En primer lugar, en todas las encuestas nacionales, el principal candidato demócrata en este momento, el exvicepresidente Joe Biden, le saca una ventaja de aproximadamente 10 puntos a Trump. Esto es entre tres y cuatro veces más que la ventaja que obtuvo Hillary Clinton en el voto popular en 2016. De mantenerse esta tendencia, no existe posibilidad aritmética de reparto de los votos en los cincuenta estados para que Trump vuelva a compensar por su derrota en el voto popular con un triunfo exiguo en algunos estados importantes para el Colegio Electoral. En segundo lugar, la popularidad de Trump, o su nivel de aprobación, nunca ha rebasado los 41-42 puntos desde que llegó a la presidencia, que es un porcentaje semejante al que obtuvo en la elección de 2016. No existe ninguna razón para pensar que pueda rebasar ese umbral ahora. La economía podrá seguir funcionando bien, pero ya lleva dos años haciéndolo; los escándalos podrán no afectarlo, pero tampoco van a desaparecer; y, lo que vuelve odioso a Trump para un sector importante de la sociedad norteamericana desde 2016, tampoco va a desaparecer. Por último, en materia de encuestas, en los cuatro o cinco estados decisivos, ya sean números públicos, o aquellos de la campaña del propio Trump, muestran que cualquier candidato demócrata lleva una ventaja importante en dichas entidades federativas.
¿A cuáles me refiero? A las que le dieron la victoria en 2016. Primero Florida, quizás la joya de la corona, donde en este momento lleva una desventaja de casi diez puntos con relación a Biden. En seguida, Pennsylvania –de donde es oriundo Biden, y donde ha instalado la sede de su campaña-: ahí también la ventaja es de casi diez puntos. Luego siguen Michigan y Wisconsin, como estados absolutamente decisivos, y en menor medida, Ohio y Iowa. Todos estos estados los ganó Obama tanto en 2008 como en 2012, y en teoría debieron haberse colocado en la columna demócrata en el 2016, pero por los errores de Hillary Clinton no fue el caso. Si en dos o tres de estos estados, ya sin hablar de los cinco o seis, Trump pierde, su reelección es casi matemáticamente imposible.

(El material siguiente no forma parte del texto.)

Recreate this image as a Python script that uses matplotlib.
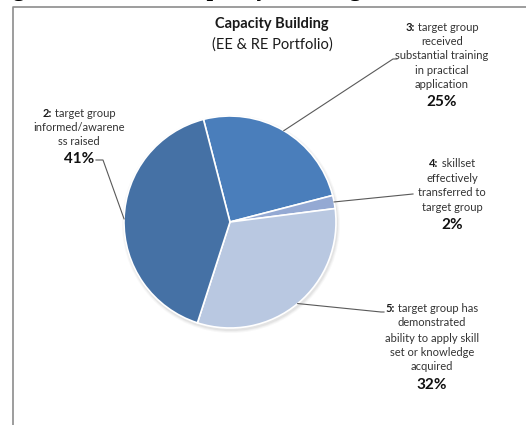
import matplotlib.pyplot as plt
from matplotlib.patches import Circle
import numpy as np

plt.rcParams['font.family'] = ['Lato', 'DejaVu Sans']

# slices in clockwise order starting from the top-left edge
nums = ["3:", "4:", "5:", "2:"]
texts = [
    ["target group", "received", "substantial training", "in practical", "application"],
    ["skillset", "effectively", "transferred to", "target group"],
    ["target group has", "demonstrated", "ability to apply skill", "set or knowledge", "acquired"],
    ["target group", "informed/awarene", "ss raised"],
]
values = [25, 2, 32, 41]
colors = ["#4a7ebb", "#94a9d3", "#b9c8e1", "#4571a5"]

W, H = 526, 425
fig = plt.figure(figsize=(W / 100, H / 100), dpi=100)
ax = fig.add_axes([0, 0, 1, 1])

def Y(y):
    return H - y

cx, cy, r = 230, Y(222), 106

# soft shadow under the pie
for i, a in enumerate([0.05, 0.07, 0.1]):
    ax.add_patch(Circle((cx + 1, cy - 2), r + 3 - i, color='#7f7f7f', alpha=a, lw=0, zorder=1))

wedges, _ = ax.pie(values, colors=colors, startangle=104.5, counterclock=False,
                   center=(cx, cy), radius=r, frame=True,
                   wedgeprops=dict(edgecolor='white', linewidth=1.2))
for w in wedges:
    w.set_zorder(2)
ax.set_xlim(0, W)
ax.set_ylim(0, H)
ax.set_aspect('auto')
ax.axis('off')

fig.canvas.draw()
renderer = fig.canvas.get_renderer()

def mixed(x, y, bold, rest, size=8):
    t1 = ax.text(0, 0, bold, fontsize=size, weight='bold', color='#1a1a1a', va='center')
    t2 = ax.text(0, 0, " " + rest, fontsize=size, color='#333333', va='center')
    w1 = t1.get_window_extent(renderer).width
    w2 = t2.get_window_extent(renderer).width
    x0 = x - (w1 + w2) / 2
    t1.set_position((x0, y))
    t2.set_position((x0 + w1, y))

# label blocks: centre x, line y's, percent y
blocks = [
    (442, [27, 41, 55, 70, 84], 102),
    (452, [163, 178, 192, 207], 225),
    (432, [309, 323, 338, 353, 367], 385),
    (79, [113, 127, 141], 159),
]
for k, (bx, ys, py) in enumerate(blocks):
    lines = texts[k]
    mixed(bx, Y(ys[0]), nums[k], lines[0])
    for ln, yy in zip(lines[1:], ys[1:]):
        ax.text(bx, Y(yy), ln, fontsize=8, color='#333333', ha='center', va='center')
    ax.text(bx, Y(py), f"{values[k]}%", fontsize=11, weight='bold', color='#111111',
            ha='center', va='center')

# leader lines from wedge middles to the labels
elbows = [[(393, 59), (397, 59)], [(413, 194)], [(381, 312), (384, 312)], [(103, 160), (96, 160)]]
for w, pts in zip(wedges, elbows):
    ang = np.deg2rad((w.theta1 + w.theta2) / 2)
    px, py = cx + r * np.cos(ang), cy + r * np.sin(ang)
    xs = [px] + [p[0] for p in pts]
    ys = [py] + [Y(p[1]) for p in pts]
    ax.plot(xs, ys, color='#595959', lw=0.8, zorder=3)

ax.text(272, Y(24), "Capacity Building", fontsize=10.5, weight='bold', color='#1a1a1a',
        ha='center', va='center')
ax.text(272, Y(45), "(EE & RE Portfolio)", fontsize=10.5, color='#1a1a1a',
        ha='center', va='center')

# frame of the chart area
ax.plot([13, 13, W], [0, Y(7), Y(7)], color='#8c8c8c', lw=1.2, clip_on=False)

# caption above the frame, mostly cut off
ax.text(-8, Y(-4), "Figure 6: Results: Capacity Building Profile", fontsize=17, weight='bold',
        family='Liberation Serif', ha='left', va='baseline', color='black')

fig.savefig('out.png', dpi=100)
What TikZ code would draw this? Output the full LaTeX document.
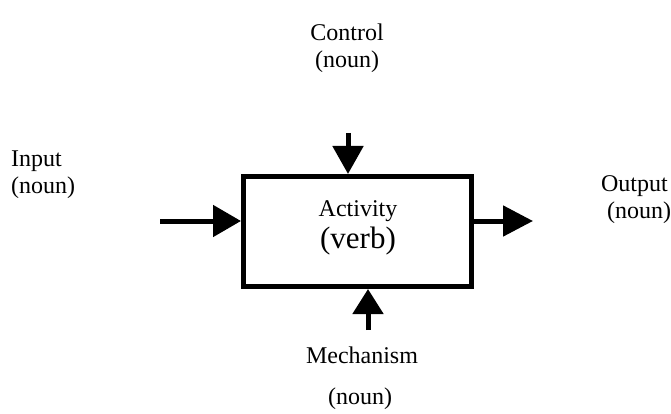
\documentclass[tikz,border=0pt]{standalone}
\usepackage{fontspec}
\setmainfont{Liberation Serif}
\usetikzlibrary{arrows.meta}
\begin{document}
\begin{tikzpicture}[x=1pt,y=-1pt,
  actbox/.style={draw=black, line width=5pt, minimum width=228pt, minimum height=110pt, inner sep=0pt},
  lbl/.style={inner sep=0pt, font=\fontsize{24}{27}\selectfont},
  flow/.style={line width=5pt, -{Triangle[length=28pt,width=31pt]}}]
\useasboundingbox (0,0) rectangle (671,414);
\node[actbox] (act) at (357.5,231.5) {};
\node[inner sep=0pt, align=center] (acttext) at (358,228)
  {\fontsize{24}{27}\selectfont Activity\\[4pt]\fontsize{31}{31}\selectfont (verb)};
\node[lbl, align=center] (ctl) at (347,48) {Control\\(noun)};
\node[lbl, align=left] (inp) at (43,175) {Input\\(noun)};
\node[lbl, align=left] (outp) at (636,200) {Output\\\ (noun)};
\node[lbl] (mech) at (362,355) {Mechanism};
\node[lbl] (mechn) at (360,399) {(noun)};
\coordinate (inT) at (160,221);
\coordinate (outT) at (533,221);
\coordinate (ctlT) at (348,133);
\coordinate (mechT) at (368,330);
\draw[flow] (inT) -- (act.west |- inT);
\draw[flow, -{Triangle[length=30pt,width=30pt]}] (act.east |- outT) -- (outT);
\draw[flow, -{Triangle[length=28pt,width=30pt]}] (ctlT) -- (ctlT |- act.north);
\draw[flow, -{Triangle[length=25pt,width=30pt]}] (mechT) -- (mechT |- act.south);
\end{tikzpicture}
\end{document}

Pero la razón más importante por la cual un demócrata va a ganar, en mi opinión, es por la polarización del electorado. De la misma manera que los dos periodos de Obama incendiaron el resentimiento de amplios sectores de la población blanca sin educación universitaria y mayor de 50 años. La presidencia de Trump ha encendido los ánimos de todos los grupos perjudicados por él. Se trata de una serie de minorías, o cuasi mayorías, que han mostrado una propensión a movilizarse y participar en las distintas elecciones intermedias que, si eso es premonitorio, saldrán a votar en masa en 2020. En primer lugar, desde luego, la población afroamericana; en segundo lugar, los latinos; en tercer lugar, los asiáticoamericanos; en cuarto lugar, las mujeres con educación universitaria y menores de 50 años; y en quinto lugar, los exdemócratas blancos, con educación superior, y de alrededor de 50 años que votaron por Obama, luego por Trump, y ahora volverán con cualquier candidato demócrata. En 2018, 30% de los votantes perteneció, o bien a la minoría afroamericana, o bien hispana, o asiática. Si su participación es igual o superior a la de hace un año, de nuevo la victoria de Trump se vuelve matemáticamente casi imposible.
¿Así va a suceder? Obviamente es imposible saberlo a ciencia cierta. Existen varios obstáculos. El principal de ellos es que los demócratas logren alinear una mancuerna a la vez consensual, equilibrada y que atienda las dos exigencias relativamente contradictorias del electorado: posiciones avanzadas, muy progresistas, de reformas de fondo de la sociedad norteamericana, por un lado; y un candidato centrista, que dé seguridades a los sectores más moderados del electorado demócrata y algunos republicanos, y que no podrá ser teñido de socialista por Trump. Este es mi vaticinio, lo comentaremos a principios de noviembre del 2020.